The changes we've made were not lost on an Associated Press staffer I met recently. "You've turned into a wire service," he said.
Since he comes from a news service that churns out thousands of high-quality stories a day, I took it as a compliment.
At a time when there are so many outlets for news, people are used to getting information when and where they want it. But there are fewer ways to get instant local news, and that's why we are adding much more to our Web site.
Thursday's minor earthquake that shook the state didn't generate a tsunami. Still, our call for readers to share their experiences drew more than 100 posted comments in the hours that followed the quake.
Besides breaking news, we are including more video than ever, some of it staff produced and some of it from outside sources.
The Kaua'i dam disaster and the Waikiki sewage spill helped make March 2006 a record month for online traffic since we started tracking it. The tally for the month was 17 million page views and 1.48 million unique visitors. A page view is recorded with each click on a story, but a unique visitor is traced to a single IP address, given by an Internet service provider. In some ways it can be a truer measure of our online audience because it discounts those who might repeatedly click on a single story.
What made March such a record-breaking month was simply a lot of news. A single story on the Kaua'i dam disaster (March 14) accounted for the fourth-highest number of page views since we began tracking page views. On that one day, we saw more than 102,900 page views on our main breaking story, aided by links from other sites such as the Drudge Report, Yahoo! and Google. About two weeks later, our March 29 story on the Ala Wai sewage spill generated 101,100 page views, the fifth-highest hit count for a story in a single day.
Our Tantalus shooting coverage was a textbook example of how our business is changing, and how we cannot hold our stories for the next day's print edition.
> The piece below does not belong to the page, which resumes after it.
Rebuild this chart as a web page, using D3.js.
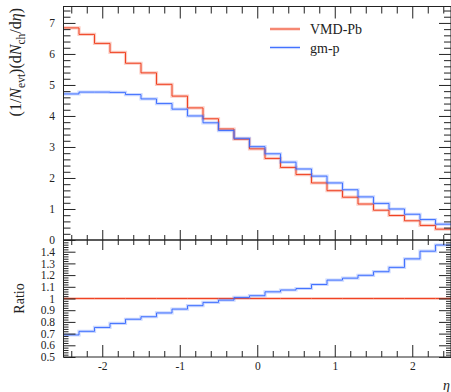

The day after the shootings, a Friday, we posted a breaking story on the suspect being captured, another that identified the victims, a third on the suspect's invasion of another couple's home and several others. Combined page views for all the stories was 128,000, showing intense reader interest.
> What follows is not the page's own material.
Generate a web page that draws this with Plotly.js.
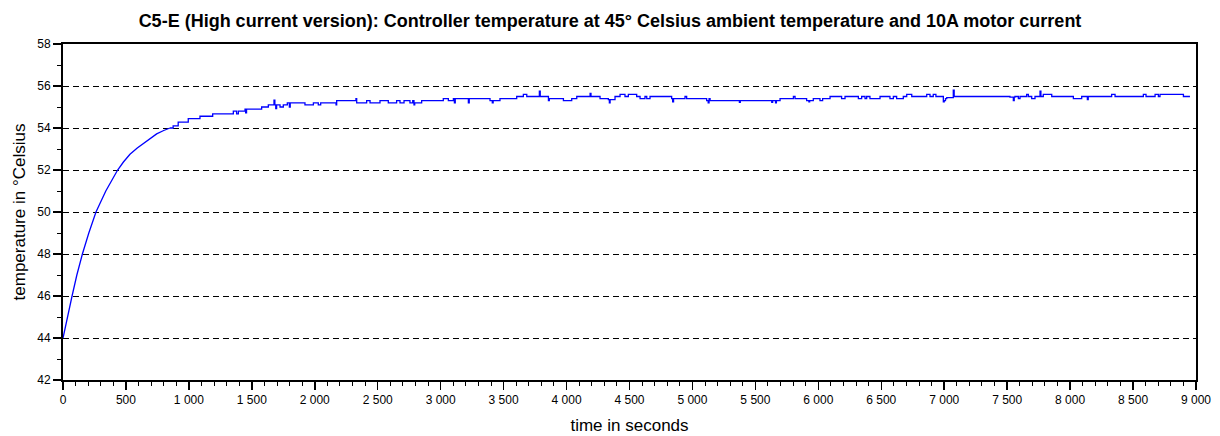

By Friday night, we had put almost everything we had online. We had to figure out a different approach to Saturday's paper. We secured an exclusive print interview with the daughter of the couple that had been killed, and her story was heartbreaking. We used that as the lead story in the paper the following day.
But some readers can't live on breaking news alone, so there are photo galleries, polls, videos and blogs to offer.
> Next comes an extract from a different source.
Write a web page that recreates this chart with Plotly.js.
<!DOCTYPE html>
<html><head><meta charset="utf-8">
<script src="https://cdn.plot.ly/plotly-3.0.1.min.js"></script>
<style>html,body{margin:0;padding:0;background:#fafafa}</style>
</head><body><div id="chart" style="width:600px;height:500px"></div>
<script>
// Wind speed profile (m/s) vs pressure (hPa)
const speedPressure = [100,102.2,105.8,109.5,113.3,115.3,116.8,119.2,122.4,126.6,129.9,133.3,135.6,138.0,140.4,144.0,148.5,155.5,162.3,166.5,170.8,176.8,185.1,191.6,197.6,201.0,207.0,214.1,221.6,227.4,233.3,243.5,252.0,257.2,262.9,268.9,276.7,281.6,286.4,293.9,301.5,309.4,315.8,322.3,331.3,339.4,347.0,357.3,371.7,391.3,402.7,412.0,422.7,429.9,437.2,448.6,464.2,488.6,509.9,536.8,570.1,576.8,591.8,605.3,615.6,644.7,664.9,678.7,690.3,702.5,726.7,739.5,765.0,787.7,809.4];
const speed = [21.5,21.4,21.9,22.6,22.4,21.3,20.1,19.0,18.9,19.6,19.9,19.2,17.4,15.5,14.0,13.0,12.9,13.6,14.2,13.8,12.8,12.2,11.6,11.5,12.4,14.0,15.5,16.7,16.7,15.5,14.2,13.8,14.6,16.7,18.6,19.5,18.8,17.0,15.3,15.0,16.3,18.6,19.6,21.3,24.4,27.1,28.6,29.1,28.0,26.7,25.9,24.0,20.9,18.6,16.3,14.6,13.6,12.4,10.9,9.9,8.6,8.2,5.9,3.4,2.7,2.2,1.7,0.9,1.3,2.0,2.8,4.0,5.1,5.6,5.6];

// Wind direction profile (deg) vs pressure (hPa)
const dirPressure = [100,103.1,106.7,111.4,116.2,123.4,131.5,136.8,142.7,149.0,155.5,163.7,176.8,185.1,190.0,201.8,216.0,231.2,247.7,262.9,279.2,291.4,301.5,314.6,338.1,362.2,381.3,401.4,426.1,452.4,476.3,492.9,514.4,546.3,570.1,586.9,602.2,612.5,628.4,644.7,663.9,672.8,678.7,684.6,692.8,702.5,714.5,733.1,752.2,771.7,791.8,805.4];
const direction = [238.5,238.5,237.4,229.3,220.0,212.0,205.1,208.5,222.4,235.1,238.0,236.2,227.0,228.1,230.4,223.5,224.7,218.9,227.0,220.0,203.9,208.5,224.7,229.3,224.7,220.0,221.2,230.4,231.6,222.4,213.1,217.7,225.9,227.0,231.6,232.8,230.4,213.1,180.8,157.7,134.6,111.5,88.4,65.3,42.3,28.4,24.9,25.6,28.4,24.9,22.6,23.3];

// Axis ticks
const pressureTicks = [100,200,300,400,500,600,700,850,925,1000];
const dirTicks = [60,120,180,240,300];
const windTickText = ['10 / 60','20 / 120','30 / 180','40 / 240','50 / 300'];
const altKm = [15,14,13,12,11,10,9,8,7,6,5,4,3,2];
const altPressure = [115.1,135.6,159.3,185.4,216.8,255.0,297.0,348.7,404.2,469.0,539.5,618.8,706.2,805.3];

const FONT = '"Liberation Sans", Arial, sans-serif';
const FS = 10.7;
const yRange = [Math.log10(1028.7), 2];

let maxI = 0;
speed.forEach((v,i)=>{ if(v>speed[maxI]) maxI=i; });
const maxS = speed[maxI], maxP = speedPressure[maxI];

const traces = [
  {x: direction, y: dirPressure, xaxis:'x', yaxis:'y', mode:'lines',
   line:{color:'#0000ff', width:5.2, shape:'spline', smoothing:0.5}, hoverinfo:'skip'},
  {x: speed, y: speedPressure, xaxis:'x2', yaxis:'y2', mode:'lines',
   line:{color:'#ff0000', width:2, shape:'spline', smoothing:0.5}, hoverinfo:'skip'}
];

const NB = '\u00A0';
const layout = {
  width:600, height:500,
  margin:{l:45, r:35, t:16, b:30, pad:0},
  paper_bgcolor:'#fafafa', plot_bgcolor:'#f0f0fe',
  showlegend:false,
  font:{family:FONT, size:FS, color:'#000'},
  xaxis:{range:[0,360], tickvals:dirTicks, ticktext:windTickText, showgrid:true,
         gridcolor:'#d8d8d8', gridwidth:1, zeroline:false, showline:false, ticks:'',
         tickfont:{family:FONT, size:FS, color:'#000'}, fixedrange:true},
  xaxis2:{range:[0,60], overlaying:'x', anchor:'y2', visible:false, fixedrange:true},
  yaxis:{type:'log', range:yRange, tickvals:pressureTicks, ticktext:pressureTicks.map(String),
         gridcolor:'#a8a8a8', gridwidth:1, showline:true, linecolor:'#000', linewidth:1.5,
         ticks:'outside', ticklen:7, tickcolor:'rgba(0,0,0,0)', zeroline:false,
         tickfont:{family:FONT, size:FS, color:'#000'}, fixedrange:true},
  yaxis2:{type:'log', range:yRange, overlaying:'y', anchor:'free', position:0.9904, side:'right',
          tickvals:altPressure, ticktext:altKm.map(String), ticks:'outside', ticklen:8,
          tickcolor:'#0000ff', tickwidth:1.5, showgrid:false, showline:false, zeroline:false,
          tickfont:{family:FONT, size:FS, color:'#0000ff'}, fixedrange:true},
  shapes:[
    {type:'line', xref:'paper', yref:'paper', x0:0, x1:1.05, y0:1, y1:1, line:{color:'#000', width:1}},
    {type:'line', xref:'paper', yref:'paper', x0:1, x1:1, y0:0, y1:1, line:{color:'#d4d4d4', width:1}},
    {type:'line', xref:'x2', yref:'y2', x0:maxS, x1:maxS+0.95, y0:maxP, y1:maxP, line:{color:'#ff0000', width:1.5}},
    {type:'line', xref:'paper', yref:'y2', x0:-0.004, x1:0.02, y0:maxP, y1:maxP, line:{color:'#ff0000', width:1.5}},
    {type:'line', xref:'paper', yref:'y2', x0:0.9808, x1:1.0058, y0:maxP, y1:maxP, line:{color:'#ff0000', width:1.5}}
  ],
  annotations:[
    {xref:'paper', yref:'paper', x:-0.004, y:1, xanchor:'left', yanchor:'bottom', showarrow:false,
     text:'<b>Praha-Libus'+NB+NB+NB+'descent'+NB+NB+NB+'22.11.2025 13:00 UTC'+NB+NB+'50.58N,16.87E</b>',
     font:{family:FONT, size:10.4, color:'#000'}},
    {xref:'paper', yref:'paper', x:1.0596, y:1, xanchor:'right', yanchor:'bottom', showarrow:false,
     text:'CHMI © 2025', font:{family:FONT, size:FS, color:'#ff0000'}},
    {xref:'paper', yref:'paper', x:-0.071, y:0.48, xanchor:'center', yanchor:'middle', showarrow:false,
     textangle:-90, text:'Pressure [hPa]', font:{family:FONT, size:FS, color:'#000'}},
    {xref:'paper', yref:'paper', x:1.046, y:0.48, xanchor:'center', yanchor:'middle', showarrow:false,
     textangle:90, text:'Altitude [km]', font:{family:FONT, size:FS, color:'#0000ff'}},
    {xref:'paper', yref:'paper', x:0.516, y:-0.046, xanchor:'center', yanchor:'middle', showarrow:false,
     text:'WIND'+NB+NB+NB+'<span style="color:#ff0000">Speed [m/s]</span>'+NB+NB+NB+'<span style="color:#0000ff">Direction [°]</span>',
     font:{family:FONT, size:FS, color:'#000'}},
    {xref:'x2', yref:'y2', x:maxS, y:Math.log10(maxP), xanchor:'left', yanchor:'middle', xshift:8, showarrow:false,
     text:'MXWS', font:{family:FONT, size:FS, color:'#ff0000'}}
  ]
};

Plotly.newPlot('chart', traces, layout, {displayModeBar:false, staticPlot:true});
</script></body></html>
In the newspaper, we're limited by the space we have to display photos, so we choose one or two of our best. Rather than letting the rest go to waste, we post them online, where space is not a problem. Our "History of Today" photos attract roughly 10,000 views a day. The combined Miss Aloha Hula kahiko and 'auana galleries generated more than 27,000 page views, and the photo gallery of the Kaloko dam disaster drew 21,000 page views.
When we're not providing the photos for the galleries, our readers are sending them in for features such as "Pictures of Paradise," "Pet Project" and "Class of 2006." In June, we received some 400 photos from readers. And just last week, we unveiled five blogs on different interest topics. We'll have some substantive numbers to report in the weeks to come.
The dynamics of the Internet are quickly changing how we present the news we gather each day. Long gone are the days when we could fret only about what the newspaper would look like the next day. We have to get the story right, but we also need to get it quickly to a growing online audience that is not satisfied to wait for news when it hits the driveway.